The expectancy effects study is rhetorically powerful but proves little. In their Experiment 1, Doyen et al. tested the same hypothesis about priming stereotypes that Bargh tested. But in Experiment 2, Doyen et al. tested a hypothesis about experimenter expectancies. That is a completely different hypothesis. The second study tells us that experimenter expectancies can affect walking speed. But walking speed surely can be affected by more than one thing. So Experiment 2 does not tell us to what extent, if any at all, differences in walking speed were caused by experimenter expectancies in Bargh’s experiment (or for that matter, anywhere else in the natural world outside of Doyen’s lab). This is the inferential error of confusing causes of effects with effects of causes. Imagine that Doyen et al. had clubbed the subjects in the elderly-prime condition in the knee; most likely that would have slowed them down. But would we take that as evidence that Bargh et al. had done the same?

The inclusion of Experiment 2 served a strong rhetorical function, by planting in the audience’s mind the idea that the difference between Bargh vs Doyen Exp 1 was due to expectancy effects (and Ed Yong picked up and ran with this suggestion by referring to Clever Hans). But scientifically, all it shows is that expectancy effects can influence the dependent variable in the Bargh experiment. That’s not nothing, but anybody who already believes that experiments need to be double-blind should have seen that coming. If we had documentary evidence that in the actual 1996 studies Bargh et al. did not actually eliminate expectancy effects, that would be relevant. (We likely never will have such evidence; see next point.) But Experiment 2 does not shed nearly as much light as it appears to.

We need more openness with methods and materials. When I started off in psychology, someone once told me that a scientific journal article should contain everything you need to reproduce the experiment (either directly or via references to other published materials). That, of course, is almost never true and maybe is unrealistic. Especially when you factor in things like lab skills, many of which are taught via direct apprenticeship rather than in writing, and which matter just as much in behavioral experiments as they do in more technology-heavy areas of science.

But with all that being said, I think we could do a lot better. A big part of the confusion in this controversy is over the details of methods — what exactly did Bargh et al. do in the original study, and how closely did Doyen et al. reproduce the procedure? The original Bargh et al. article followed the standards of its day in how much methodological detail it reported. Bargh later wrote a methods chapter that described more details of the priming technique (and which he claims Doyen et al. did not follow).
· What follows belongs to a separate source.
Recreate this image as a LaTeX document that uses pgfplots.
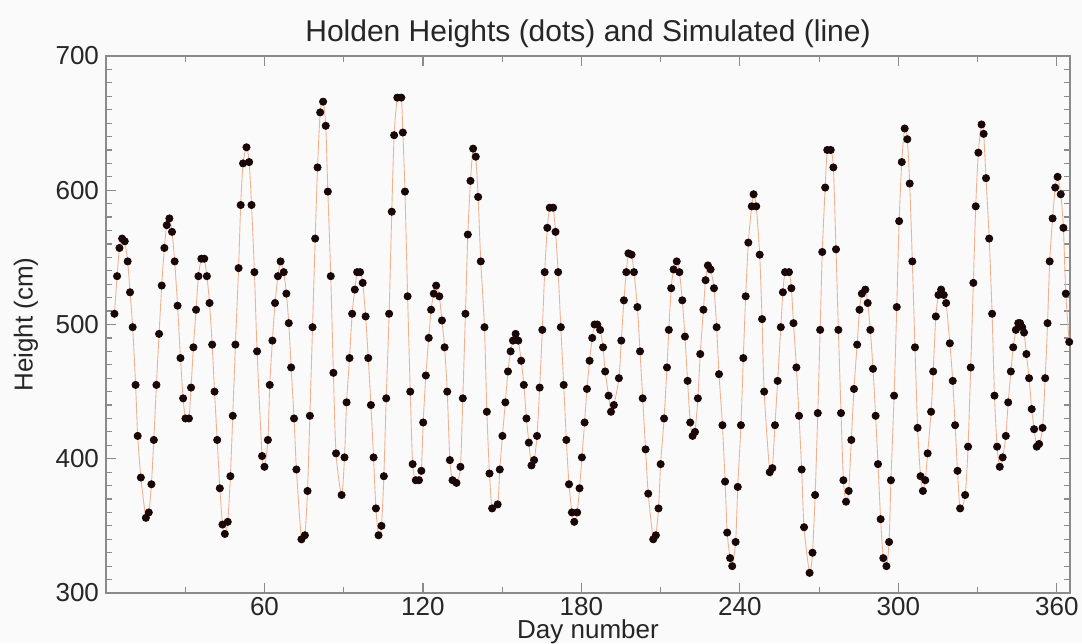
\documentclass[border=0pt]{standalone}
\usepackage{fontspec}
\setmainfont{Liberation Sans}
\usepackage{pgfplots}
\usepackage{pgfplotstable}
\pgfplotsset{compat=1.18}
\definecolor{dotc}{HTML}{1A0808}
\definecolor{linec}{HTML}{F2B292}
\definecolor{axc}{HTML}{8A8A8A}
\definecolor{txt}{HTML}{262626}
\definecolor{bg}{HTML}{FAFAFA}

\pgfplotstableread{
d h
3.2 508
4.2 536
5.1 557
6.1 564
7.1 562
8.2 547
9.1 524
10.1 498
11.2 455
12.0 417
13.2 386
15.1 356
16.2 360
17.2 381
18.1 414
19.1 455
20.1 493
21.1 529
22.1 557
23.0 574
24.0 579
25.0 569
26.0 547
27.1 514
28.2 475
29.2 445
30.1 430
31.4 430
32.2 453
33.1 483
34.1 511
35.0 536
36.1 549
37.2 549
38.2 536
39.2 516
40.2 485
41.1 450
42.1 414
43.1 378
44.1 351
45.0 344
46.1 353
47.1 387
48.0 432
49.0 485
50.2 542
51.0 589
51.9 620
53.2 632
54.2 621
55.1 589
56.2 539
57.2 480
59.1 402
60.0 394
61.3 414
62.0 455
63.0 488
64.0 516
65.1 536
66.1 547
67.3 539
68.3 523
69.2 501
70.1 468
71.2 430
72.1 392
74.0 340
75.3 343
76.3 376
77.2 432
78.2 498
79.2 564
80.1 617
81.1 658
82.2 666
83.2 648
84.0 599
85.1 536
86.1 464
87.1 404
89.2 373
90.3 401
91.1 442
92.2 475
93.2 508
94.2 526
95.1 539
96.2 539
97.2 531
98.3 506
99.3 475
100.3 440
101.3 401
102.2 363
103.2 343
104.3 350
105.2 387
106.1 445
107.2 508
108.2 584
109.1 641
110.3 669
111.8 669
112.4 643
113.2 599
114.2 521
115.2 450
116.1 396
117.3 384
118.5 384
119.4 391
120.1 427
121.1 462
122.2 490
123.1 511
124.1 523
125.0 529
126.2 521
127.2 503
128.2 483
129.2 450
130.2 399
131.2 384
132.7 382
134.2 394
135.1 445
136.1 508
137.0 567
138.0 607
139.0 631
140.0 625
140.9 595
141.9 547
143.3 498
144.2 435
145.2 389
146.2 363
148.3 366
149.1 392
150.1 417
151.2 442
152.2 465
153.2 480
154.1 488
155.1 493
156.1 488
157.2 473
158.2 455
159.2 430
160.1 412
161.1 395
162.1 399
163.2 417
164.2 453
165.2 496
166.1 539
167.1 572
168.0 587
169.3 587
170.2 569
171.2 539
172.2 498
173.3 455
174.3 414
175.3 381
176.4 360
177.3 353
178.4 360
179.3 378
180.2 401
181.2 427
182.1 452
183.1 473
184.1 490
185.0 500
186.0 500
187.1 496
188.2 483
189.0 465
190.3 447
191.2 435
192.3 440
194.2 460
195.1 488
196.1 518
197.0 539
197.8 553
199.0 552
199.9 539
201.2 513
202.2 480
203.2 445
204.3 407
205.3 374
207.2 340
208.2 343
209.2 363
210.0 396
211.3 430
212.4 468
213.1 496
214.0 527
214.9 541
216.1 547
217.1 539
218.2 518
219.2 491
220.2 458
221.2 427
222.1 417
223.0 420
224.1 445
225.0 478
226.2 511
227.0 533
227.9 544
228.9 541
230.2 527
231.2 498
232.1 463
233.4 425
234.4 383
235.2 345
236.3 326
237.1 320
238.4 338
239.2 379
240.4 425
241.3 475
242.2 521
243.2 561
244.5 588
245.2 597
246.2 588
247.5 552
248.4 504
249.2 450
251.3 390
252.3 393
253.3 425
254.3 458
255.5 498
256.3 524
257.1 539
258.6 539
259.5 527
260.3 501
261.4 468
262.4 432
263.4 392
264.3 349
266.4 315
267.5 330
268.5 373
269.5 434
270.4 496
271.2 554
272.3 602
273.1 630
274.4 630
275.4 617
276.4 556
277.3 496
278.3 434
279.2 384
280.2 368
281.2 376
282.2 414
283.2 452
284.4 485
285.3 511
286.2 523
287.5 526
288.4 516
289.4 496
290.4 467
291.4 432
292.3 396
293.3 355
294.3 326
295.5 320
296.5 338
297.2 384
298.4 447
299.4 513
300.3 577
301.3 621
302.4 646
303.4 638
304.3 605
305.3 547
306.3 483
307.3 423
308.4 387
309.3 376
310.2 384
311.1 404
312.4 435
313.2 465
314.2 506
315.2 522
316.2 526
317.2 522
318.1 516
319.5 486
320.6 458
321.5 425
322.4 391
323.4 363
325.3 373
326.4 409
327.4 468
328.4 531
329.3 588
330.3 628
331.5 649
332.3 642
333.2 609
334.4 564
335.5 508
336.4 447
337.4 409
338.4 394
339.5 401
340.7 417
341.6 442
342.6 465
343.5 483
344.5 496
345.4 501
346.1 501
346.9 498
347.6 494
348.5 478
349.5 460
350.5 437
351.4 422
352.4 409
353.3 411
354.6 423
355.6 460
356.5 501
357.3 547
358.4 579
359.4 602
360.3 610
361.5 597
362.5 572
363.4 523
364.7 487
}\holden

\begin{document}
\begin{tikzpicture}
\path[use as bounding box, fill=bg] (-53pt,-25pt) rectangle (488pt,296.5pt);
\begin{axis}[
  scale only axis, width=482pt, height=268.5pt,
  xmin=0, xmax=365, ymin=300, ymax=700,
  xtick={60,120,180,240,300,360},
  minor xtick={30,90,150,210,270,330},
  ytick={300,400,500,600,700},
  minor ytick={310,320,...,690},
  tick align=inside,
  major tick length=5pt, minor tick length=3pt,
  axis line style={axc, line width=0.6pt},
  every tick/.style={axc, line width=0.6pt},
  tick label style={font=\fontsize{13}{15}\selectfont, text=txt},
  /pgf/number format/assume math mode=true,
  xticklabel style={inner sep=1pt, yshift=-1pt},
  title={Holden Heights (dots) and Simulated (line)},
  title style={at={(axis description cs:0.5,1)}, anchor=center, yshift=5pt, font=\fontsize{15}{17}\selectfont, text=txt},
  xlabel={Day number},
  xlabel style={at={(axis description cs:0.5,0)}, anchor=center, yshift=-19.5pt, font=\fontsize{13}{15}\selectfont, text=txt},
  ylabel={Height (cm)},
  ylabel style={at={(axis description cs:-0.083,0.5)}, anchor=center, font=\fontsize{13}{15}\selectfont, text=txt},
  clip=false,
]
\addplot[linec, line width=0.45pt, smooth, tension=0.45] table[x=d, y=h] {\holden};
\addplot[only marks, mark=*, mark size=1.8pt, mark options={fill=dotc, draw=dotc}] table[x=d, y=h] {\holden};
\end{axis}
\end{tikzpicture}
\end{document}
But in this era of unlimited online supplements, there is no reason why in future studies, all of the stimuli, instructions, etc. could not be posted. That would enormously aid replication attempts.
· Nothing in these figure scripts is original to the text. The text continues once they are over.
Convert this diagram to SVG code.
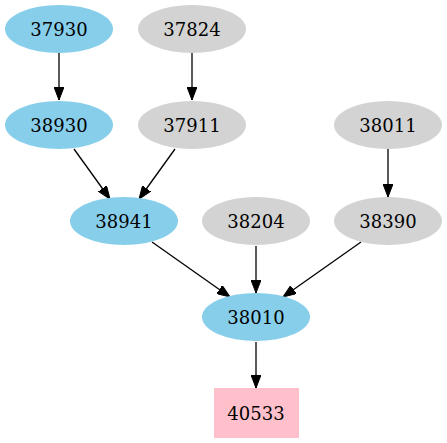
<svg xmlns="http://www.w3.org/2000/svg" width="447" height="443" viewBox="0 0 447 443">
<style>
.blue{fill:#87ceeb;stroke:none}
.gray{fill:#d3d3d3;stroke:none}
.pink{fill:#ffc0cb;stroke:none}
text{font-family:"DejaVu Serif",serif;font-size:18px;text-anchor:middle;fill:#000}
.edge{stroke:#000;stroke-width:1.3;fill:none;marker-end:url(#ah)}
</style>
<defs>
<marker id="ah" markerUnits="userSpaceOnUse" markerWidth="14" markerHeight="10" refX="13" refY="5" orient="auto">
<path d="M0,0 L13,5 L0,10 z" fill="#000" stroke="#000" stroke-width="1"/>
</marker>
</defs>
<g id="edges">
<line class="edge" x1="59" y1="53" x2="59" y2="100"/>
<line class="edge" x1="192" y1="53" x2="192" y2="100"/>
<line class="edge" x1="74" y1="149" x2="110" y2="199"/>
<line class="edge" x1="175" y1="149" x2="139" y2="199"/>
<line class="edge" x1="388" y1="149" x2="388" y2="197"/>
<line class="edge" x1="152" y1="242" x2="230" y2="297"/>
<line class="edge" x1="256" y1="246" x2="256" y2="293"/>
<line class="edge" x1="361" y1="242" x2="283" y2="297"/>
<line class="edge" x1="256" y1="342" x2="256" y2="388"/>
</g>
<g id="n37930"><ellipse class="blue" cx="59" cy="29" rx="54" ry="24"/><text x="59" y="35.5">37930</text></g>
<g id="n37824"><ellipse class="gray" cx="192" cy="29" rx="54" ry="24"/><text x="192" y="35.5">37824</text></g>
<g id="n38930"><ellipse class="blue" cx="59" cy="125" rx="54" ry="24"/><text x="59" y="131.5">38930</text></g>
<g id="n37911"><ellipse class="gray" cx="192" cy="125" rx="54" ry="24"/><text x="192" y="131.5">37911</text></g>
<g id="n38011"><ellipse class="gray" cx="388" cy="125" rx="54" ry="24"/><text x="388" y="131.5">38011</text></g>
<g id="n38941"><ellipse class="blue" cx="124" cy="221" rx="54" ry="24"/><text x="124" y="227.5">38941</text></g>
<g id="n38204"><ellipse class="gray" cx="256" cy="221" rx="54" ry="24"/><text x="256" y="227.5">38204</text></g>
<g id="n38390"><ellipse class="gray" cx="388" cy="221" rx="54" ry="24"/><text x="388" y="227.5">38390</text></g>
<g id="n38010"><ellipse class="blue" cx="256" cy="317" rx="54" ry="24"/><text x="256" y="323.5">38010</text></g>
<g id="n40533"><rect class="pink" x="214" y="388" width="85" height="50"/><text x="256" y="419.5">40533</text></g>
</svg>
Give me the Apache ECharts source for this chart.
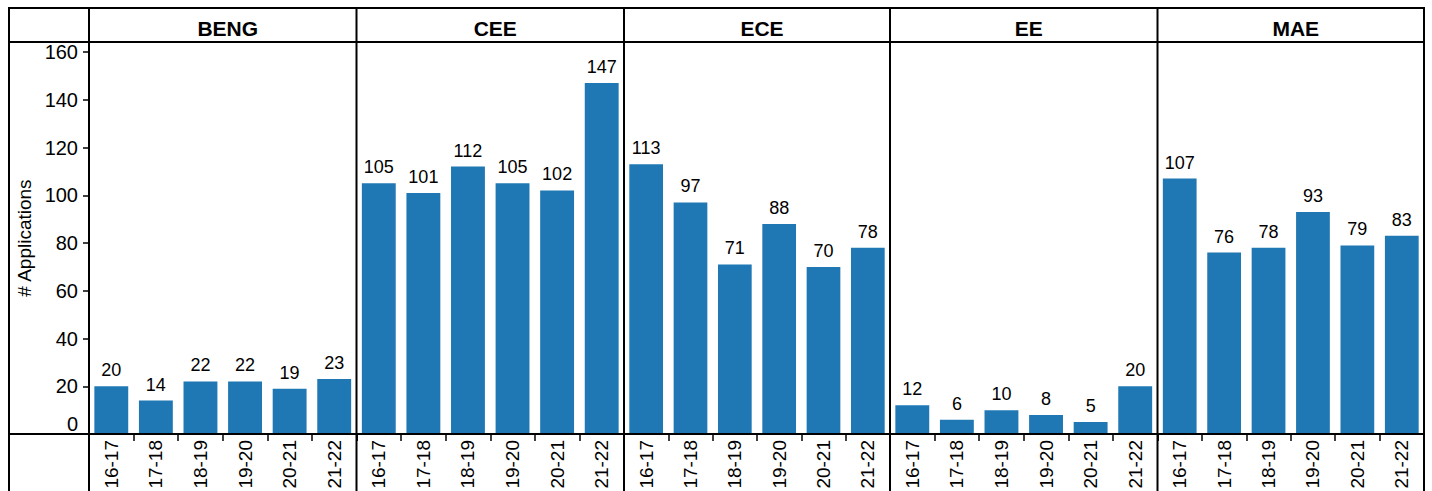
<!DOCTYPE html>
<html>
<head>
<meta charset="utf-8">
<script src="https://cdn.jsdelivr.net/npm/echarts@6/dist/echarts.min.js"></script>
<style>
html,body{margin:0;padding:0;background:#fff;}
#chart{width:1432px;height:491px;}
</style>
</head>
<body>
<div id="chart"></div>
<script>
// ---- data ----
const facets = ['BENG', 'CEE', 'ECE', 'EE', 'MAE'];
const years = ['16-17', '17-18', '18-19', '19-20', '20-21', '21-22'];
const beng = [20, 14, 22, 22, 19, 23];
const cee = [105, 101, 112, 105, 102, 147];
const ece = [113, 97, 71, 88, 70, 78];
const ee = [12, 6, 10, 8, 5, 20];
const mae = [107, 76, 78, 93, 79, 83];
const yTicks = [0, 20, 40, 60, 80, 100, 120, 140, 160];
const yTitle = '# Applications';

const seriesData = [beng, cee, ece, ee, mae];

// ---- layout ----
const FONT = '"Liberation Sans", Arial, Helvetica, sans-serif';
const cols = [89, 356.5, 624, 890, 1157.5, 1424];
const outerL = 9, outerT = 8, headB = 42, axisY = 434, H = 491;
const BAR = '#1f77b4';

const grids = [], xAxes = [], yAxes = [], series = [], titles = [];
facets.forEach((f, i) => {
  const l = cols[i], w = cols[i + 1] - cols[i];
  grids.push({ left: l, top: headB, width: w, height: axisY - headB, containLabel: false, outerBoundsMode: 'none' });
  titles.push({
    text: f, left: l + w / 2, top: 13, textAlign: 'center',
    textStyle: { fontFamily: FONT, fontSize: 21, fontWeight: 'bold', color: '#000' }
  });
  xAxes.push({
    type: 'category', gridIndex: i, data: years,
    axisLine: { show: false },
    axisTick: { show: true, length: 7, lineStyle: { color: '#000', width: 1.5 } },
    axisLabel: { rotate: 90, fontSize: 19, fontFamily: FONT, color: '#000', margin: 6 }
  });
  yAxes.push({
    type: 'value', gridIndex: i, min: 0, max: 164.2, interval: 20,
    show: i === 0,
    name: i === 0 ? yTitle : '',
    nameLocation: 'middle', nameRotate: 90, nameGap: 55,
    nameTextStyle: { fontFamily: FONT, fontSize: 19, color: '#000' },
    splitLine: { show: false },
    axisLine: { show: false },
    axisTick: { show: true, length: 6, customValues: yTicks, lineStyle: { color: '#000', width: 1.5 } },
    axisLabel: {
      fontSize: 20, fontFamily: FONT, color: '#000', margin: 11,
      customValues: yTicks, verticalAlignMinLabel: 'bottom'
    }
  });
  series.push({
    type: 'bar', xAxisIndex: i, yAxisIndex: i, data: seriesData[i],
    barCategoryGap: '24%',
    itemStyle: { color: BAR },
    label: { show: true, position: 'top', distance: 7, fontSize: 18, fontFamily: FONT, color: '#000' }
  });
});

// table lines
const lineStyle = { stroke: '#000', lineWidth: 2 };
const graphics = [];
function hline(y, x1, x2) { graphics.push({ type: 'line', shape: { x1, y1: y, x2, y2: y }, style: lineStyle, z: 100 }); }
function vline(x, y1, y2) { graphics.push({ type: 'line', shape: { x1: x, y1, x2: x, y2 }, style: lineStyle, z: 100 }); }
hline(outerT, outerL - 1, cols[cols.length - 1] + 1);
hline(headB, outerL, cols[cols.length - 1]);
hline(axisY, outerL, cols[cols.length - 1]);
vline(outerL, outerT, H);
cols.forEach(x => vline(x, outerT, H));

const chart = echarts.init(document.getElementById('chart'), null, { renderer: 'svg' });
chart.setOption({
  animation: false,
  backgroundColor: '#fff',
  title: titles,
  grid: grids,
  xAxis: xAxes,
  yAxis: yAxes,
  series: series,
  graphic: graphics
});
</script>
</body>
</html>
What makes for a “failed” replication? This turns out to be a small point in the present context but an important one in a more general sense, so I couldn’t help but make it. We should be very careful about the language of “successful” and “failed” replications when it is based on the difference between p<.05 and p>.05. That is, just because the original study could reject the null and the replication could not, that doesn’t mean that the replication is significantly different from the original study. If you are going to say you failed to replicate the original result, you should conduct a test of that difference.
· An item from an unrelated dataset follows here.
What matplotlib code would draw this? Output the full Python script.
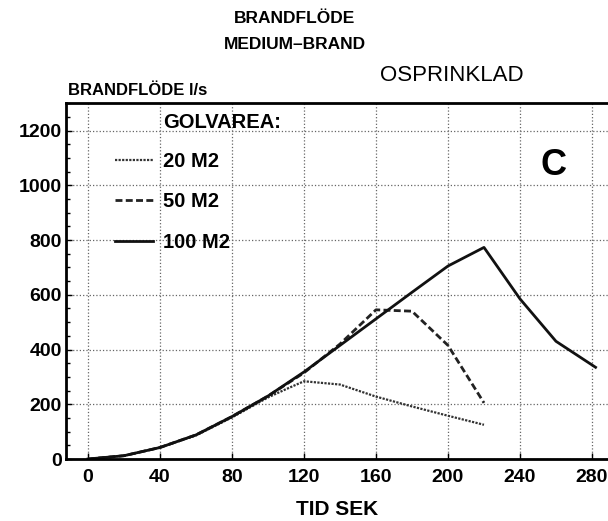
import matplotlib.pyplot as plt
from matplotlib.ticker import MultipleLocator

plt.rcParams["font.family"] = ["Liberation Sans", "DejaVu Sans"]

# time (s) and flow (l/s) for each floor area
t_20 = [0, 20, 40, 60, 80, 100, 110, 120, 140, 160, 180, 200, 220]
flow_20 = [0, 12, 42, 86, 152, 225, 255, 284, 272, 228, 192, 158, 125]

t_50 = [0, 20, 40, 60, 80, 100, 120, 140, 160, 180, 200, 220]
flow_50 = [0, 12, 42, 88, 155, 230, 315, 420, 545, 540, 415, 205]

t_100 = [0, 20, 40, 60, 80, 100, 120, 140, 160, 180, 200, 220, 240, 260, 282]
flow_100 = [0, 12, 42, 88, 155, 230, 318, 415, 512, 609, 705, 773, 585, 430, 335]

labels = ["20 M2", "50 M2", "100 M2"]
x_ticks = [0, 40, 80, 120, 160, 200, 240, 280]
y_ticks = [0, 200, 400, 600, 800, 1000, 1200]

fig = plt.figure(figsize=(6.08, 5.21), dpi=100)
ax = fig.add_axes([0.1086, 0.119, 0.8914, 0.683])

l20, = ax.plot(t_20, flow_20, color="#333333", lw=1.6, linestyle=(0, (1, 0.6)))
l50, = ax.plot(t_50, flow_50, color="#222222", lw=2.0, linestyle=(0, (2.5, 1.2)))
l100, = ax.plot(t_100, flow_100, color="#111111", lw=2.0)

ax.set_xlim(-12.2, 288.9)
ax.set_ylim(0, 1300)
ax.set_xticks(x_ticks)
ax.set_yticks(y_ticks)
ax.yaxis.set_minor_locator(MultipleLocator(50))
ax.tick_params(axis="both", direction="in", labelsize=14, length=4, width=1)
ax.tick_params(axis="y", which="minor", direction="in", length=3, width=1)
ax.tick_params(axis="y", pad=3)
ax.tick_params(axis="x", pad=7)
for lab in ax.get_xticklabels() + ax.get_yticklabels():
    lab.set_fontweight("bold")

ax.grid(True, which="major", color="#666666", linestyle=":", linewidth=0.9)
for side in ["left", "bottom", "top"]:
    ax.spines[side].set_linewidth(2)
ax.spines["right"].set_visible(False)

ax.set_xlabel("TID SEK", fontsize=15, fontweight="bold", labelpad=10)

ax.text(0.179, 0.945, "GOLVAREA:", transform=ax.transAxes, fontsize=14.5,
        ha="left", va="center", fontweight="bold")
leg = ax.legend([l20, l50, l100], labels, loc="upper left",
                bbox_to_anchor=(0.090, 0.862), frameon=False,
                prop={"size": 14.5, "weight": "bold"},
                borderpad=0, borderaxespad=0, handlelength=1.9,
                handletextpad=0.5, labelspacing=1.05)

ax.text(0.90, 0.826, "C", transform=ax.transAxes, fontsize=26,
        fontweight="bold", ha="center", va="center")

fig.text(0.484, 0.965, "BRANDFLÖDE", fontsize=12.5, ha="center",
         va="center", fontweight="bold")
fig.text(0.485, 0.914, "MEDIUM\u2013BRAND", fontsize=12.5, ha="center",
         va="center", fontweight="bold")
fig.text(0.743, 0.856, "OSPRINKLAD", fontsize=16, ha="center", va="center")
fig.text(0.112, 0.827, "BRANDFLÖDE l/s", fontsize=12, ha="left",
         va="center", fontweight="bold")

fig.savefig("out.png", dpi=100)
As far as I can tell neither Doyen et al. nor Pashler et al. did that. So I did. I converted each study’s effect to an r effect size and then comparing the studies with a z test of the difference between independent rs, and indeed Doyen et al. and Pashler et al. each differed from Bargh’s original experiments. So this doesn’t alter the present discussion. But as good practice, the replication reports should have reported such tests.